** Start Supplied records **
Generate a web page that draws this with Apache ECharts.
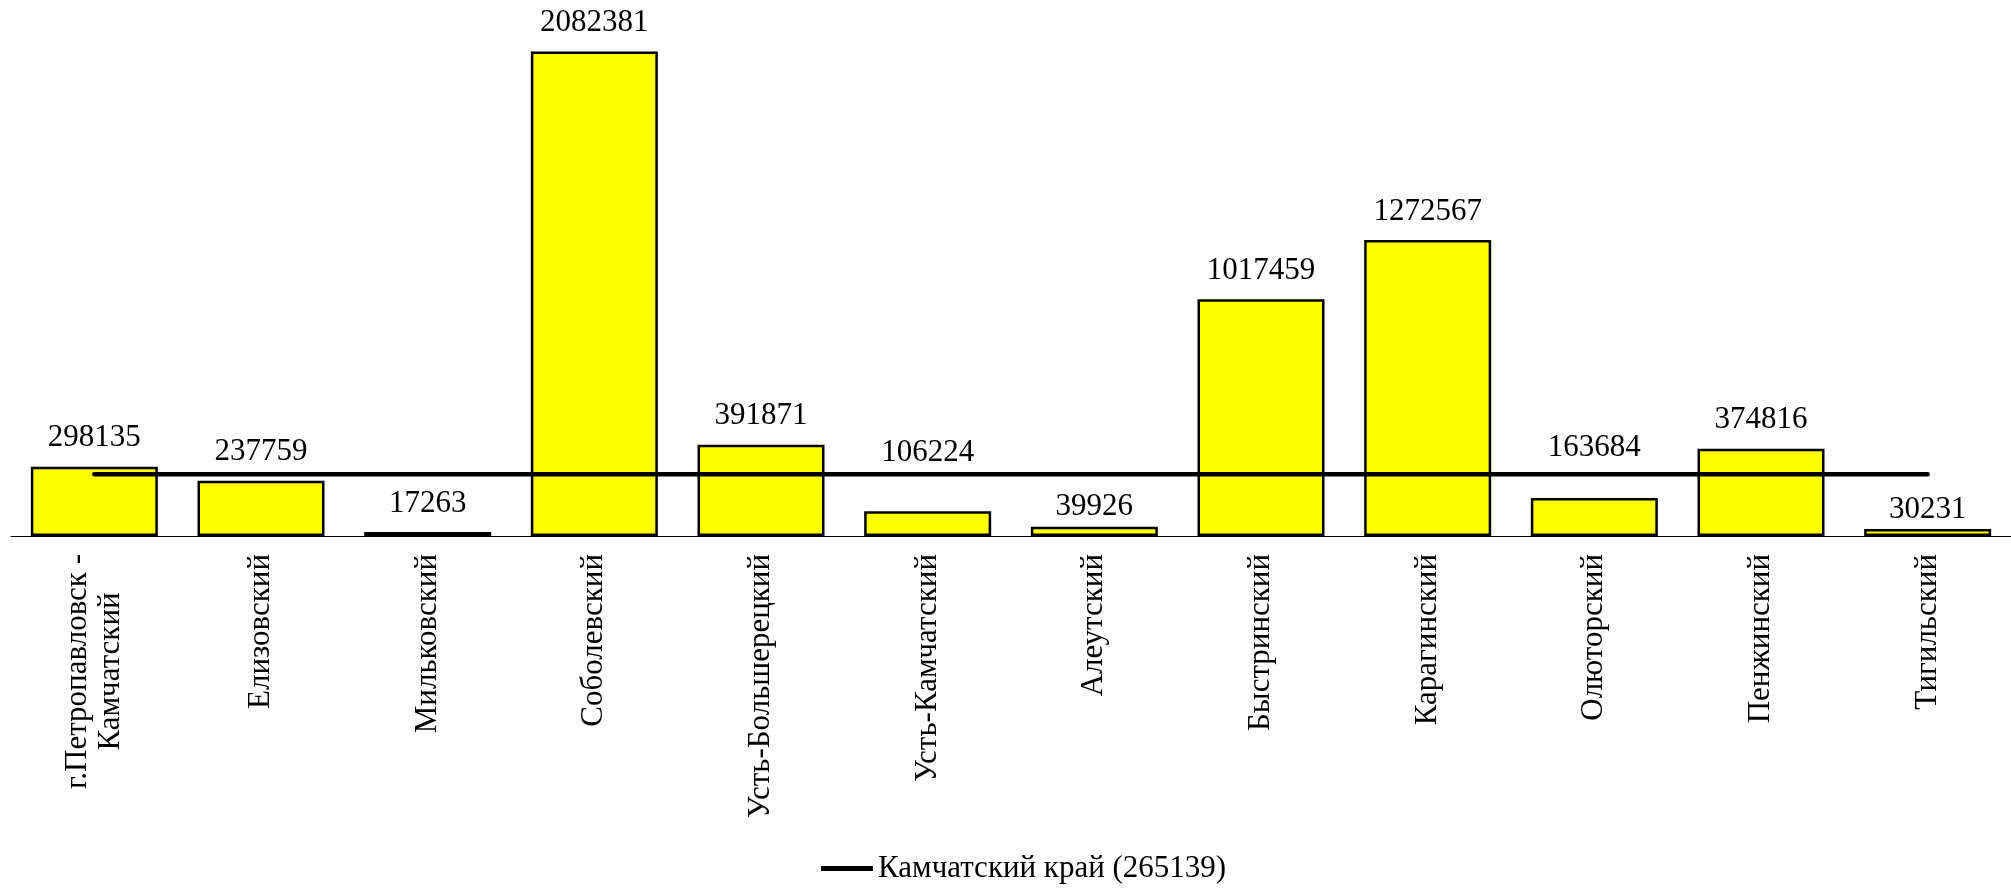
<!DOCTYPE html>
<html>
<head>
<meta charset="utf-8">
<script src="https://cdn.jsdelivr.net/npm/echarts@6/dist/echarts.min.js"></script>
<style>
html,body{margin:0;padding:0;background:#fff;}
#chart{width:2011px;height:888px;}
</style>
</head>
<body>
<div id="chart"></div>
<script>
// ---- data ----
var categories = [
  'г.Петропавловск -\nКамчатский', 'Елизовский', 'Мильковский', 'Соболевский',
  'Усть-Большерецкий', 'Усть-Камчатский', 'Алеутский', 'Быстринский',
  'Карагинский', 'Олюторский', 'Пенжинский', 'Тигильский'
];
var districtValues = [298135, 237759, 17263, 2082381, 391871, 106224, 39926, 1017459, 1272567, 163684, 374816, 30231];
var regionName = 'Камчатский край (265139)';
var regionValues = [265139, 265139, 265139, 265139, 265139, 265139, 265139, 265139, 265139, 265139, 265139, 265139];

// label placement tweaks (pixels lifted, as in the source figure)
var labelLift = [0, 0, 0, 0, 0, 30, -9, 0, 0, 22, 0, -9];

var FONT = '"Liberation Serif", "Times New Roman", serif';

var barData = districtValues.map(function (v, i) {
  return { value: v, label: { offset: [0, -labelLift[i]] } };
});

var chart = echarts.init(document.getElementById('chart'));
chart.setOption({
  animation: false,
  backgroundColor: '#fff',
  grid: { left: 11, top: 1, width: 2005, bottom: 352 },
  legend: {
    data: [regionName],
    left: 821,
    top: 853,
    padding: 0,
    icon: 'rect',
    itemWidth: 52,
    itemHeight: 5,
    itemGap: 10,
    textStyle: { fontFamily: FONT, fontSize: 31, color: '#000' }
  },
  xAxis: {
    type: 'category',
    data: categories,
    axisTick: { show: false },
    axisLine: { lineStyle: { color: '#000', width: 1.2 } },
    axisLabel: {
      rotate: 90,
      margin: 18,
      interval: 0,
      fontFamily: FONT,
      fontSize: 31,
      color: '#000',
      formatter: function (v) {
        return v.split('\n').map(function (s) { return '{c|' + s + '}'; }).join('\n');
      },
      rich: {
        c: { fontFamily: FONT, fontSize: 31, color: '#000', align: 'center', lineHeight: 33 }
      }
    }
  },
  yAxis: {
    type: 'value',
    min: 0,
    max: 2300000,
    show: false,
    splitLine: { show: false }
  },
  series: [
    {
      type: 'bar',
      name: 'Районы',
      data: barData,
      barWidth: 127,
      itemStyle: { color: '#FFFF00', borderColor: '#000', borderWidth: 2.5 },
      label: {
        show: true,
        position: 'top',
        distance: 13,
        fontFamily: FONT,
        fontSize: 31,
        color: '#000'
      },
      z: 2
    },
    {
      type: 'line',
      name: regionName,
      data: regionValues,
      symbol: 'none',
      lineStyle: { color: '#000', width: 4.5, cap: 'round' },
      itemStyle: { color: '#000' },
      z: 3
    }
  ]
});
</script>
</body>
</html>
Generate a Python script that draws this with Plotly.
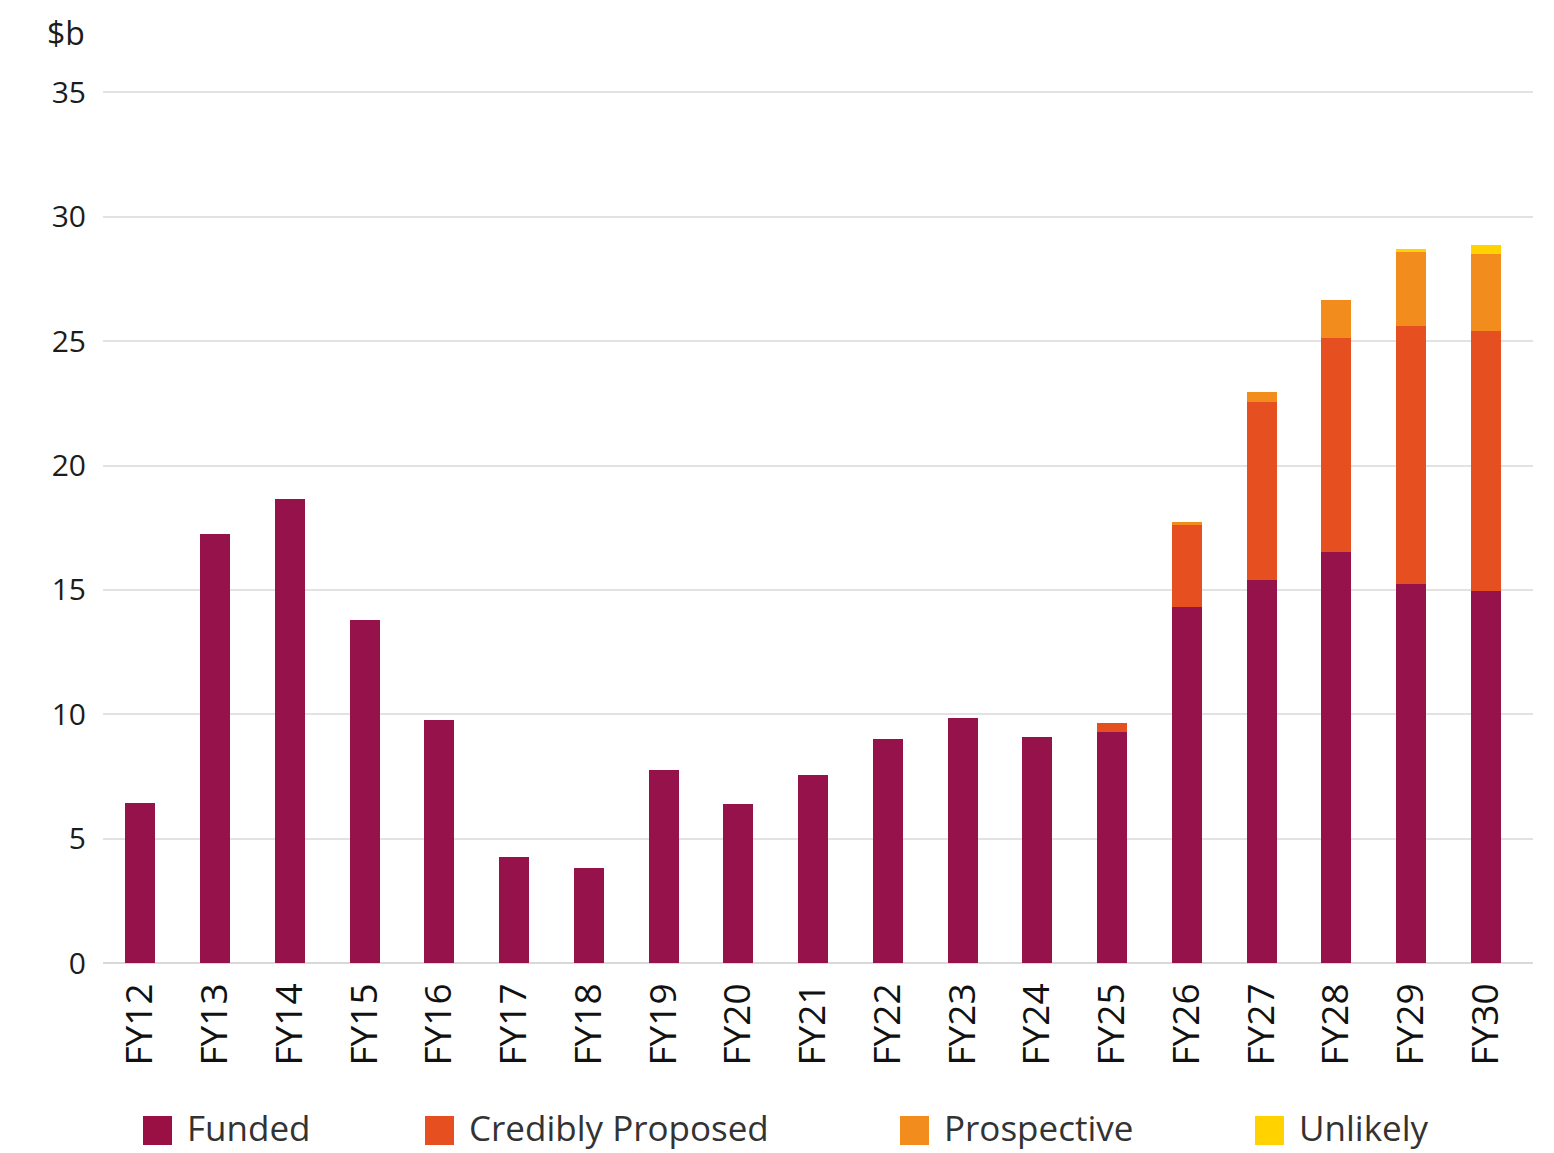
** End Supplied records **
### Exercise task:
Exclude the pictures and repeat every other part of the records word for word.

### Written reply:
Generate a web page that draws this with Apache ECharts.
<!DOCTYPE html>
<html>
<head>
<meta charset="utf-8">
<script src="https://cdn.jsdelivr.net/npm/echarts@6/dist/echarts.min.js"></script>
<style>
html,body{margin:0;padding:0;background:#fff;}
#chart{width:2011px;height:888px;}
</style>
</head>
<body>
<div id="chart"></div>
<script>
// ---- data ----
var categories = [
  'г.Петропавловск -\nКамчатский', 'Елизовский', 'Мильковский', 'Соболевский',
  'Усть-Большерецкий', 'Усть-Камчатский', 'Алеутский', 'Быстринский',
  'Карагинский', 'Олюторский', 'Пенжинский', 'Тигильский'
];
var districtValues = [298135, 237759, 17263, 2082381, 391871, 106224, 39926, 1017459, 1272567, 163684, 374816, 30231];
var regionName = 'Камчатский край (265139)';
var regionValues = [265139, 265139, 265139, 265139, 265139, 265139, 265139, 265139, 265139, 265139, 265139, 265139];

// label placement tweaks (pixels lifted, as in the source figure)
var labelLift = [0, 0, 0, 0, 0, 30, -9, 0, 0, 22, 0, -9];

var FONT = '"Liberation Serif", "Times New Roman", serif';

var barData = districtValues.map(function (v, i) {
  return { value: v, label: { offset: [0, -labelLift[i]] } };
});

var chart = echarts.init(document.getElementById('chart'));
chart.setOption({
  animation: false,
  backgroundColor: '#fff',
  grid: { left: 11, top: 1, width: 2005, bottom: 352 },
  legend: {
    data: [regionName],
    left: 821,
    top: 853,
    padding: 0,
    icon: 'rect',
    itemWidth: 52,
    itemHeight: 5,
    itemGap: 10,
    textStyle: { fontFamily: FONT, fontSize: 31, color: '#000' }
  },
  xAxis: {
    type: 'category',
    data: categories,
    axisTick: { show: false },
    axisLine: { lineStyle: { color: '#000', width: 1.2 } },
    axisLabel: {
      rotate: 90,
      margin: 18,
      interval: 0,
      fontFamily: FONT,
      fontSize: 31,
      color: '#000',
      formatter: function (v) {
        return v.split('\n').map(function (s) { return '{c|' + s + '}'; }).join('\n');
      },
      rich: {
        c: { fontFamily: FONT, fontSize: 31, color: '#000', align: 'center', lineHeight: 33 }
      }
    }
  },
  yAxis: {
    type: 'value',
    min: 0,
    max: 2300000,
    show: false,
    splitLine: { show: false }
  },
  series: [
    {
      type: 'bar',
      name: 'Районы',
      data: barData,
      barWidth: 127,
      itemStyle: { color: '#FFFF00', borderColor: '#000', borderWidth: 2.5 },
      label: {
        show: true,
        position: 'top',
        distance: 13,
        fontFamily: FONT,
        fontSize: 31,
        color: '#000'
      },
      z: 2
    },
    {
      type: 'line',
      name: regionName,
      data: regionValues,
      symbol: 'none',
      lineStyle: { color: '#000', width: 4.5, cap: 'round' },
      itemStyle: { color: '#000' },
      z: 3
    }
  ]
});
</script>
</body>
</html>
Generate a Python script that draws this with Plotly.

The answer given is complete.